Jumping ahead to WWII in the Pacific, the power superiority concept was fully-embraced in modern monoplane fighter design, but the finer details were not yet realized and each world power took its own approach to air superiority that they theorized would reign supreme in the next war everyone knew was coming. Poland and France, for instance, would face quick defeat in part because theory collapsed in the face of reality leaving them overwhelmingly-outmatched. Japanese air combat doctrine involved superior dogfighting, and this manifested not only with the infamous A6M Zero but also the many types flown by the Japanese Army Air Force. Like Imperial TIEs from Star Wars, "Jap" fighters were lighter, more vulnerable and not that well-armed, but rookies who tried WWI-style dogfighting with them often did not live to learn from their mistakes.


Until it became basically one-sided in favor of the United States in 1943, the air war in the Pacific was a real crucible in which tactics meet technology and the winning side is not necessarily the one with the starting advantage. No U.S. fighter in the opening of the war, whether the Navy F2A and F4F or Army P-39 and P-40, had a prayer in outmaneuvering the Japanese Nates, Oscars or Zeroes; except for the older Nate, they generally could not be outrun either. What U.S. fighters did have was good firepower (courtesy of clusters of .50 caliber Browning M2s) and better survivability with their advanced protections of critical systems. Those who studied what they were facing, such as the Flying Tigers and John Thach, learned that the means of defeating superior opponents rested in team-based tactics, judicious use of the 3rd dimension so as to deny the enemy a fair dogfight, and pressing the firepower advantage so as to hit the enemy fast and hard enough to not recover. It all only went so far as many American pilots still paid for their technological inferiority with their lives, but it worked to score enough victories to keep the enemy at bay until new planes could redress the difference for good. Once the more powerful Navy F4U and F6F along with the Army P-38 and P-47 were deployed in 1943, superior speed and strength proved more than equal to superior agility and now it was Japan's turn to struggle.

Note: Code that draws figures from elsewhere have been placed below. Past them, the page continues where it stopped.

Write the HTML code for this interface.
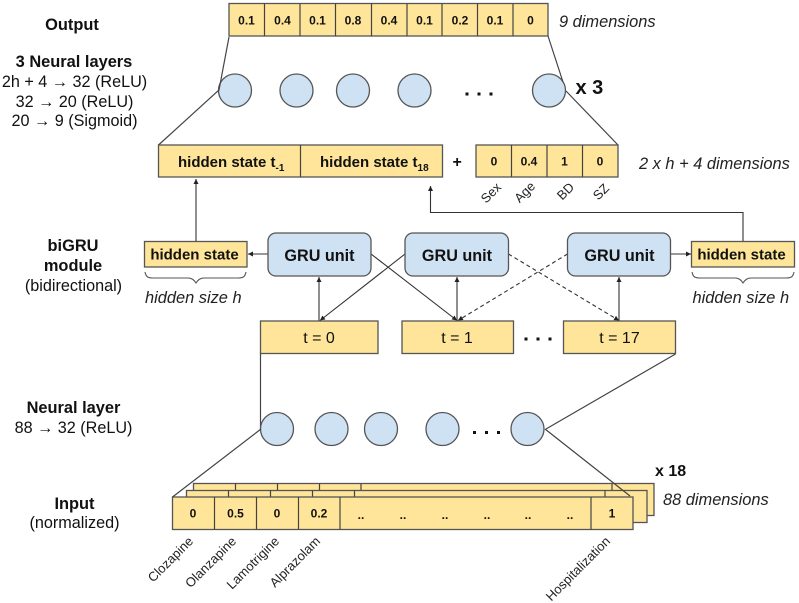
<!DOCTYPE html>
<html><head><meta charset="utf-8"><style>
html,body{margin:0;padding:0;background:#fff}
svg{display:block}
text{font-family:"Liberation Sans",sans-serif;fill:#111}
.b{font-weight:bold}
.m{text-anchor:middle}
.h{font-size:16.4px}
.r{font-size:16.2px}
.i{font-size:16.4px;font-style:italic;fill:#222}
.c{font-size:12px;font-weight:bold;text-anchor:middle}
.s{font-size:15px;font-weight:bold}
.g{font-size:16.2px;font-weight:bold;text-anchor:middle}
.t{font-size:16px;text-anchor:middle}
.l{font-size:13px;text-anchor:end;fill:#222}
.y{fill:#ffe599;stroke:#555;stroke-width:1.3}
.u{fill:#cfe2f3;stroke:#555;stroke-width:1.3}
.k{stroke:#444;stroke-width:1.2;fill:none}
.a{stroke:#333;stroke-width:1.1;fill:none}
.d{stroke:#333;stroke-width:1.1;fill:none;stroke-dasharray:4 3}
.p{stroke:#555;stroke-width:1.1;fill:none}
</style></head><body>
<svg width="799" height="603" viewBox="0 0 799 603" xmlns="http://www.w3.org/2000/svg">
<defs>
<marker id="ah" markerWidth="7" markerHeight="7" refX="5" refY="2.5" orient="auto-start-reverse" markerUnits="userSpaceOnUse"><path d="M0,0 L5,2.5 L0,5 Z" fill="#222"/></marker>
</defs>

<!-- left labels -->
<text class="b h m" x="72" y="30">Output</text>
<text class="b h m" x="74" y="67">3 Neural layers</text>
<text class="r m" x="74.500" y="87">2h + 4 → 32 (ReLU)</text>
<text class="r m" x="74.500" y="107">32 → 20 (ReLU)</text>
<text class="r m" x="74.500" y="126">20 → 9 (Sigmoid)</text>
<text class="b h m" x="73" y="251">biGRU</text>
<text class="b h m" x="73" y="271">module</text>
<text class="r m" x="73.500" y="291">(bidirectional)</text>
<text class="b h m" x="73.500" y="413">Neural layer</text>
<text class="r m" x="73.500" y="433">88 → 32 (ReLU)</text>
<text class="b h m" x="74.500" y="509">Input</text>
<text class="r m" x="74.500" y="528">(normalized)</text>

<!-- output row -->
<rect class="y" x="229" y="3.500" width="319" height="32.500"/>
<path class="k" d="M264.500 3.500V36M300 3.500V36M335.500 3.500V36M371.500 3.500V36M407 3.500V36M442 3.500V36M477.500 3.500V36M513 3.500V36"/>
<text class="c" x="246.500" y="24.500">0.1</text>
<text class="c" x="282.500" y="24.500">0.4</text>
<text class="c" x="317.500" y="24.500">0.1</text>
<text class="c" x="353" y="24.500">0.8</text>
<text class="c" x="389" y="24.500">0.4</text>
<text class="c" x="424.500" y="24.500">0.1</text>
<text class="c" x="460" y="24.500">0.2</text>
<text class="c" x="495" y="24.500">0.1</text>
<text class="c" x="530.500" y="24.500">0</text>
<text class="i" x="559" y="27">9 dimensions</text>

<!-- top circles -->
<circle class="u" cx="235" cy="90.500" r="16.500"/>
<circle class="u" cx="296.500" cy="90.500" r="16.500"/>
<circle class="u" cx="353" cy="90.500" r="16.500"/>
<circle class="u" cx="414.500" cy="90.500" r="16.500"/>
<circle class="u" cx="549" cy="90.500" r="16.500"/>
<g fill="#111"><rect x="465.500" y="92.500" width="3" height="3"/><rect x="477.500" y="92.500" width="3" height="3"/><rect x="489.500" y="92.500" width="3" height="3"/></g>
<text class="b" x="575.500" y="94" font-size="20">x 3</text>
<path class="k" d="M229 37L219 90L158.500 145M548 36L563 82M566 91L618 145"/>

<!-- hidden bar -->
<rect class="y" x="158.500" y="145" width="284" height="32"/>
<path class="k" d="M300.500 145V177"/>
<text class="s" x="178" y="167">hidden state t<tspan font-size="10" dy="4">-1</tspan></text>
<text class="s" x="320" y="167">hidden state t<tspan font-size="10" dy="4">18</tspan></text>
<text class="b" x="452.500" y="167" font-size="16">+</text>
<rect class="y" x="476" y="145" width="142" height="32"/>
<path class="k" d="M511.500 145V177M547 145V177M582.500 145V177"/>
<text class="c" x="494" y="165.500">0</text>
<text class="c" x="529" y="165.500">0.4</text>
<text class="c" x="564.500" y="165.500">1</text>
<text class="c" x="600" y="165.500">0</text>
<text class="i" x="639" y="169">2 x h + 4 dimensions</text>
<text class="l" transform="translate(502,188) rotate(-45)">Sex</text>
<text class="l" transform="translate(536,187) rotate(-45)">Age</text>
<text class="l" transform="translate(575,188) rotate(-45)">BD</text>
<text class="l" transform="translate(610,189) rotate(-45)">SZ</text>

<!-- hidden state boxes -->
<rect class="y" x="144.500" y="241.500" width="102.500" height="25.500"/>
<text class="s m" x="194.500" y="259.500" text-anchor="middle">hidden state</text>
<rect class="y" x="691.500" y="241.500" width="103" height="25.500"/>
<text class="s m" x="741.500" y="259.500" text-anchor="middle">hidden state</text>
<path class="p" d="M145 272c1 5 3 6 8 6H188c4 0 6 2 8 5c2-3 4-5 8-5H238c5 0 7-1 8-6"/>
<path class="p" d="M692 272c1 5 3 6 8 6H735c4 0 6 2 8 5c2-3 4-5 8-5H786c5 0 7-1 8-6"/>
<text class="i" x="145" y="303">hidden size h</text>
<text class="i" x="692.500" y="303">hidden size h</text>

<!-- connectors -->
<path class="a" d="M196 241V179" marker-end="url(#ah)" stroke-width="1.2"/>
<path class="a" d="M743 241V212.500H430.500V186" marker-end="url(#ah)"/>
<path class="a" d="M268 254H248" marker-end="url(#ah)"/>
<path class="a" d="M671 254H691" marker-end="url(#ah)"/>
<path class="a" d="M319 277V321" marker-start="url(#ah)"/>
<path class="a" d="M457 277V321" marker-start="url(#ah)"/>
<path class="a" d="M619 277V321" marker-start="url(#ah)"/>
<path class="a" d="M371 254L457 320.500" marker-end="url(#ah)"/>
<path class="a" d="M405 254L320 320.500" marker-end="url(#ah)"/>
<path class="d" d="M508.500 254L619 320.500" marker-end="url(#ah)"/>
<path class="d" d="M567.500 254L458 320.500" marker-end="url(#ah)"/>

<!-- GRU units -->
<rect class="u" x="268" y="233" width="103" height="43" rx="8"/>
<rect class="u" x="405" y="233" width="103.500" height="43" rx="8"/>
<rect class="u" x="567.500" y="233" width="103" height="43" rx="8"/>
<text class="g" x="319.500" y="261">GRU unit</text>
<text class="g" x="457" y="261">GRU unit</text>
<text class="g" x="619.500" y="261">GRU unit</text>

<!-- time boxes -->
<rect class="y" x="260.500" y="321" width="117.500" height="32.500"/>
<rect class="y" x="402" y="321" width="111.500" height="32.500"/>
<rect class="y" x="563.500" y="321" width="112" height="32.500"/>
<text class="t" x="319" y="343">t = 0</text>
<text class="t" x="457" y="343">t = 1</text>
<text class="t" x="619.500" y="343">t = 17</text>
<g fill="#111"><rect x="524.500" y="337.500" width="3" height="3"/><rect x="536.500" y="337.500" width="3" height="3"/><rect x="548.500" y="337.500" width="3" height="3"/></g>

<!-- bottom circles -->
<path class="k" d="M260.500 353.500V429M675.500 354L546 429"/>
<circle class="u" cx="277" cy="429" r="16.500"/>
<circle class="u" cx="331.500" cy="429" r="16.500"/>
<circle class="u" cx="381" cy="429" r="16.500"/>
<circle class="u" cx="442.500" cy="429" r="16.500"/>
<circle class="u" cx="527.500" cy="429" r="16.500"/>
<g fill="#111"><rect x="473" y="431" width="3" height="3"/><rect x="485" y="431" width="3" height="3"/><rect x="497" y="431" width="3" height="3"/></g>

<!-- input stack -->
<rect class="y" x="193.500" y="483.500" width="460.500" height="32"/>
<path class="k" d="M235.500 483.500V491M277.500 483.500V491M319.500 483.500V491M361 483.500V491M612 483.500V491"/>
<rect class="y" x="186.500" y="490.500" width="460.500" height="32"/>
<path class="k" d="M228.500 490.500V497M270.500 490.500V497M312.500 490.500V497M354.500 490.500V497M605 490.500V497"/>
<rect class="y" x="172.500" y="497" width="460.500" height="32.500"/>
<path class="k" d="M214.500 497V529.500M256.500 497V529.500M298.500 497V529.500M340 497V529.500M591 497V529.500"/>
<text class="c" x="193" y="517.500">0</text>
<text class="c" x="235.500" y="517.500">0.5</text>
<text class="c" x="277" y="517.500">0</text>
<text class="c" x="319" y="517.500">0.2</text>
<text class="c" x="361" y="519">..</text>
<text class="c" x="403" y="519">..</text>
<text class="c" x="445" y="519">..</text>
<text class="c" x="487" y="519">..</text>
<text class="c" x="528" y="519">..</text>
<text class="c" x="570" y="519">..</text>
<text class="c" x="612" y="517.500">1</text>
<path class="k" d="M261 429L172.500 497M545 429L630 496"/>
<text class="b" x="655" y="476" font-size="16">x 18</text>
<text class="i" x="663" y="505">88 dimensions</text>
<text class="l" transform="translate(194,542) rotate(-45)">Clozapine</text>
<text class="l" transform="translate(237,542) rotate(-45)">Olanzapine</text>
<text class="l" transform="translate(280,542) rotate(-45)">Lamotrigine</text>
<text class="l" transform="translate(321,542) rotate(-45)">Alprazolam</text>
<text class="l" transform="translate(611,542) rotate(-45)">Hospitalization</text>
</svg>
</body></html>
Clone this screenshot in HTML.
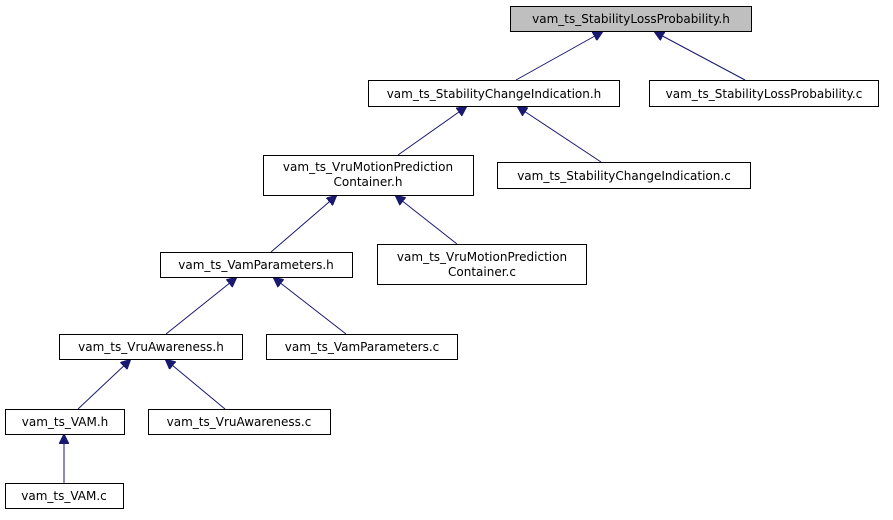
<!DOCTYPE html>
<html><head><meta charset="utf-8"><style>
html,body{margin:0;padding:0;background:#fff;}
svg text{font-family:"DejaVu Sans","Liberation Sans",sans-serif;font-size:12px;fill:#000;}
</style></head><body>
<svg width="893" height="515" viewBox="0 0 893 515" xmlns="http://www.w3.org/2000/svg">
<defs>
<marker id="a" markerWidth="10" markerHeight="10" refX="9" refY="5" orient="auto" markerUnits="userSpaceOnUse">
<path d="M0,0 L10,5 L0,10 z" fill="#191970" stroke="#191970"/>
</marker>
</defs>
<g stroke="#191970" stroke-width="1" fill="none" marker-end="url(#a)">
<line x1="516" y1="80" x2="602" y2="32"/>
<line x1="745" y1="80" x2="655" y2="32"/>
<line x1="398" y1="155" x2="466" y2="107"/>
<line x1="601" y1="162" x2="518" y2="107"/>
<line x1="271" y1="252" x2="336" y2="196"/>
<line x1="457" y1="244" x2="396" y2="196"/>
<line x1="166" y1="334" x2="236" y2="278"/>
<line x1="346" y1="334" x2="274" y2="278"/>
<line x1="78" y1="409" x2="130" y2="360"/>
<line x1="225" y1="409" x2="166" y2="360"/>
<line x1="64" y1="483" x2="64" y2="435"/>
</g>
<g stroke="#000" stroke-width="1">
<rect x="510.5" y="6.5" width="241" height="25" fill="#bfbfbf"/>
<rect x="368.5" y="80.5" width="251" height="26" fill="#fff"/>
<rect x="649.5" y="80.5" width="229" height="26" fill="#fff"/>
<rect x="263.5" y="155.5" width="210" height="40" fill="#fff"/>
<rect x="497.5" y="162.5" width="253" height="26" fill="#fff"/>
<rect x="160.5" y="252.5" width="192" height="25" fill="#fff"/>
<rect x="377.5" y="244.5" width="209" height="40" fill="#fff"/>
<rect x="59.5" y="334.5" width="183" height="25" fill="#fff"/>
<rect x="266.5" y="334.5" width="191" height="25" fill="#fff"/>
<rect x="5.5" y="409.5" width="119" height="25" fill="#fff"/>
<rect x="148.5" y="409.5" width="182" height="25" fill="#fff"/>
<rect x="5.5" y="483.5" width="118" height="25" fill="#fff"/>
</g>
<g text-anchor="middle">
<text x="631" y="23">vam_ts_StabilityLossProbability.h</text>
<text x="494" y="98">vam_ts_StabilityChangeIndication.h</text>
<text x="764" y="98">vam_ts_StabilityLossProbability.c</text>
<text x="368" y="171">vam_ts_VruMotionPrediction</text>
<text x="368" y="186">Container.h</text>
<text x="624" y="180">vam_ts_StabilityChangeIndication.c</text>
<text x="256" y="269">vam_ts_VamParameters.h</text>
<text x="482" y="261">vam_ts_VruMotionPrediction</text>
<text x="482" y="276">Container.c</text>
<text x="151" y="351">vam_ts_VruAwareness.h</text>
<text x="362" y="351">vam_ts_VamParameters.c</text>
<text x="65" y="426">vam_ts_VAM.h</text>
<text x="239" y="426">vam_ts_VruAwareness.c</text>
<text x="64" y="500">vam_ts_VAM.c</text>
</g>
</svg>
</body></html>
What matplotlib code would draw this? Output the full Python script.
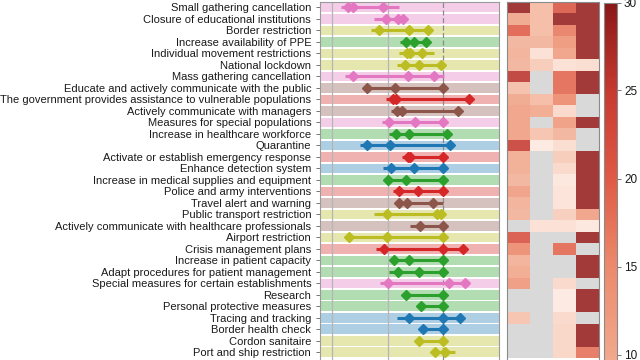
import numpy as np
import matplotlib
matplotlib.use("Agg")
import matplotlib.pyplot as plt
from matplotlib.colors import LinearSegmentedColormap, Normalize
from matplotlib.cm import ScalarMappable

plt.rcParams['font.family'] = ['Liberation Sans', 'DejaVu Sans']

measures = [
    "Small gathering cancellation",
    "Closure of educational institutions",
    "Border restriction",
    "Increase availability of PPE",
    "Individual movement restrictions",
    "National lockdown",
    "Mass gathering cancellation",
    "Educate and actively communicate with the public",
    "The government provides assistance to vulnerable populations",
    "Actively communicate with managers",
    "Measures for special populations",
    "Increase in healthcare workforce",
    "Quarantine",
    "Activate or establish emergency response",
    "Enhance detection system",
    "Increase in medical supplies and equipment",
    "Police and army interventions",
    "Travel alert and warning",
    "Public transport restriction",
    "Actively communicate with healthcare professionals",
    "Airport restriction",
    "Crisis management plans",
    "Increase in patient capacity",
    "Adapt procedures for patient management",
    "Special measures for certain establishments",
    "Research",
    "Personal protective measures",
    "Tracing and tracking",
    "Border health check",
    "Cordon sanitaire",
    "Port and ship restriction",
]

# category colour of each measure
categories = ["pink", "pink", "olive", "green", "olive", "olive", "pink", "brown",
              "red", "brown", "pink", "green", "blue", "red", "blue", "green",
              "red", "brown", "olive", "brown", "olive", "red", "green", "green",
              "pink", "green", "green", "blue", "blue", "olive", "olive"]

# range of each measure (horizontal line)
range_lo = [0.16, 0.76, 0.70, 1.22, 1.21, 1.17, 0.23, 0.61, 0.97, 1.05, 0.90, 1.02,
            0.50, 1.26, 0.91, 0.97, 1.09, 1.16, 0.75, 1.40, 0.26, 0.79, 1.06, 1.03,
            0.86, 1.28, 1.56, 1.17, 1.59, 1.53, 1.80]
range_hi = [1.20, 1.29, 1.76, 1.74, 1.83, 2.01, 2.01, 2.01, 2.48, 2.29, 2.00, 2.10,
            2.16, 2.00, 2.00, 2.00, 2.00, 2.00, 2.00, 2.00, 2.06, 2.37, 2.00, 2.00,
            2.42, 2.00, 2.00, 2.32, 2.00, 2.00, 2.21]

# diamond markers (NaN = absent)
marker_a = [0.28, 0.97, 0.84, 1.33, 1.34, 1.32, 0.37, 0.63, 1.09, 1.17, 1.03, 1.15,
            0.63, 1.36, 1.05, 1.00, 1.21, 1.21, 0.98, 1.58, 0.31, 0.93, 1.11, 1.18,
            1.00, 1.33, 1.60, 1.38, 1.63, 1.56, 1.85]
marker_b = [0.37, 1.18, 1.39, 1.47, 1.41, 1.56, 1.37, 1.13, 1.14, 1.25, 1.50, 1.38,
            1.04, 1.40, 1.48, 1.33, 1.54, 1.34, 1.89, 1.99, 0.99, 2.00, 1.38, 1.57,
            2.10, 2.00, 2.00, 2.00, 2.00, 2.00, 2.04]
marker_c = [0.91, 1.28, 1.72, 1.69, 1.61, 1.96, 1.83, 2.00, 2.46, 2.26, 2.00, 2.06,
            2.13, 2.00, 2.00, 2.00, 2.00, 1.81, 1.96, np.nan, 2.00, 2.36, 2.00, 1.99,
            2.40, np.nan, np.nan, 2.31, np.nan, np.nan, np.nan]

# heatmap values, four columns
heat_col1 = [29, 11, 20, 9, 9.5, 9, 26, 7.5, 11, 12, 12, 12, 25, 10, 10, 9,
             12.5, 9.5, 9, np.nan, 22, 15.5, 9.5, 10.5, 13.5, np.nan, np.nan, 7, np.nan, np.nan, np.nan]
heat_col2 = [8, 8, 8, 9, 3, 6, np.nan, np.nan, 8, 10.5, np.nan, 7, 1.5, np.nan, np.nan, np.nan,
             np.nan, np.nan, np.nan, 3, np.nan, np.nan, np.nan, np.nan, np.nan, np.nan, np.nan, np.nan, np.nan, np.nan, np.nan]
heat_col3 = [21, 29, 17, 14, 12, 3, 19, 19, 15.5, 4, 13, 9, 3.5, 6, 4, 2,
             2.5, 2.5, 5.5, 3, np.nan, 19, np.nan, np.nan, 4, 1.5, 1.5, 4, 4.5, 4.5, 4.5]
heat_col4 = [29, 29, 29, 29, 29, 3.5, 29, 29, np.nan, np.nan, 29, np.nan, np.nan, 29, 29, 29,
             29, 29, 12, 2, 29, np.nan, 29, 29, np.nan, 29, 29, np.nan, 29, 29, 18]

palette = {"pink": "#e377c2", "olive": "#bcbd22", "green": "#2ca02c",
           "brown": "#8c564b", "red": "#d62728", "blue": "#1f77b4"}

cmap = LinearSegmentedColormap.from_list(
    "heat",
    [(0.0, "#fff4ee"), (10/30, "#f1a78b"), (15/30, "#ec8a6c"),
     (20/30, "#e05a45"), (25/30, "#c63a30"), (1.0, "#8a1818")])
cmap.set_bad("#d4d4d4")

W, H = 640, 360
fig = plt.figure(figsize=(6.4, 3.6), dpi=100)

n = len(measures)
y = np.arange(n)
ytop = -0.5
ybot = 30.67
top_frac = 1 - 1.7 / H

ax = fig.add_axes([319.5 / W, 0.0, (498.7 - 319.5) / W, top_frac])
ax.set_xlim(-0.23, 3.0)
ax.set_ylim(ybot, ytop)

for i in range(n):
    c = palette[categories[i]]
    ax.axhspan(i - 0.42, i + 0.42, color=c, alpha=0.36, lw=0, zorder=1)
for gx in [0, 1]:
    ax.axvline(gx, color="#b5b5b5", lw=0.9, zorder=2)
ax.axvline(2, color="#8a8a8a", lw=0.9, ls=(0, (4, 2)), zorder=2)

for i in range(n):
    c = palette[categories[i]]
    ax.plot([range_lo[i], range_hi[i]], [i, i], color=c, lw=2.2,
            solid_capstyle="butt", zorder=3)
    ms = [marker_a[i], marker_b[i], marker_c[i]]
    ms = [m for m in ms if not np.isnan(m)]
    ax.plot(ms, [i] * len(ms), ls="none", marker="D", ms=4.8, color=c, zorder=4)

ax.set_yticks(y)
ax.set_yticklabels(measures, fontsize=8.05, color="#1a1a1a")
ax.tick_params(axis="y", length=3, width=0.7, color="#777777", pad=3)
ax.set_xticks([])
for s in ["left", "right", "top"]:
    ax.spines[s].set_color("#9a9a9a")
    ax.spines[s].set_linewidth(0.8)
ax.spines["bottom"].set_visible(False)

# heatmap
hx = fig.add_axes([507.3 / W, 0.0, 92.0 / W, top_frac])
heat = np.ma.masked_invalid(np.array([heat_col1, heat_col2, heat_col3, heat_col4]).T)
hx.pcolormesh(np.arange(5), np.arange(n + 1) - 0.5, heat, cmap=cmap,
              norm=Normalize(0, 30), alpha=0.88, edgecolors="none")
hx.set_xlim(0, 4)
hx.set_ylim(ybot, ytop)
hx.set_xticks([])
hx.set_yticks([])
for s in ["left", "right", "top"]:
    hx.spines[s].set_color("#8a8a8a")
    hx.spines[s].set_linewidth(0.8)
hx.spines["bottom"].set_visible(False)

# colorbar (extends below the visible area)
cb_top = 1 - 2.5 / H
cb_h = 528.0 / H
cax = fig.add_axes([604.0 / W, cb_top - cb_h, 13.0 / W, cb_h])
sm = ScalarMappable(norm=Normalize(0, 30), cmap=cmap)
cb = fig.colorbar(sm, cax=cax, ticks=[10, 15, 20, 25, 30])
cb.outline.set_edgecolor("#8a8a8a")
cb.outline.set_linewidth(0.8)
cax.tick_params(labelsize=8.5, length=3, width=0.7, color="#777777",
                labelcolor="#1a1a1a", pad=2)

fig.savefig("out.png", dpi=100)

MicroProse's Hellcat Ace, while old and crude, still makes a valiant stab at replicating the qualitative differences of these WWII planes and necessity of using proper tactics to defeat the enemy: even in the swift supreme Hellcat, getting lulled into a turning dogfight is asking for defeat because that is just playing into the enemy's strengths. Its manual is only 8 pages long but still includes a section on maneuvers that use the 3rd dimension, maneuvers that really work even in the game's primitive engine. This is what makes Hellcat Ace deeper than the Red Baron it was designed to best despite weaker graphics and power, and the end result is a great respect to the actual Pacific air warriors who were the real pathfinders that set what would lead both to Grumman's ultimate feline mount, the F-14 Tomcat, and a certain ACM school made famous as the setting of a certain 1980s movie starring Tom Cruise.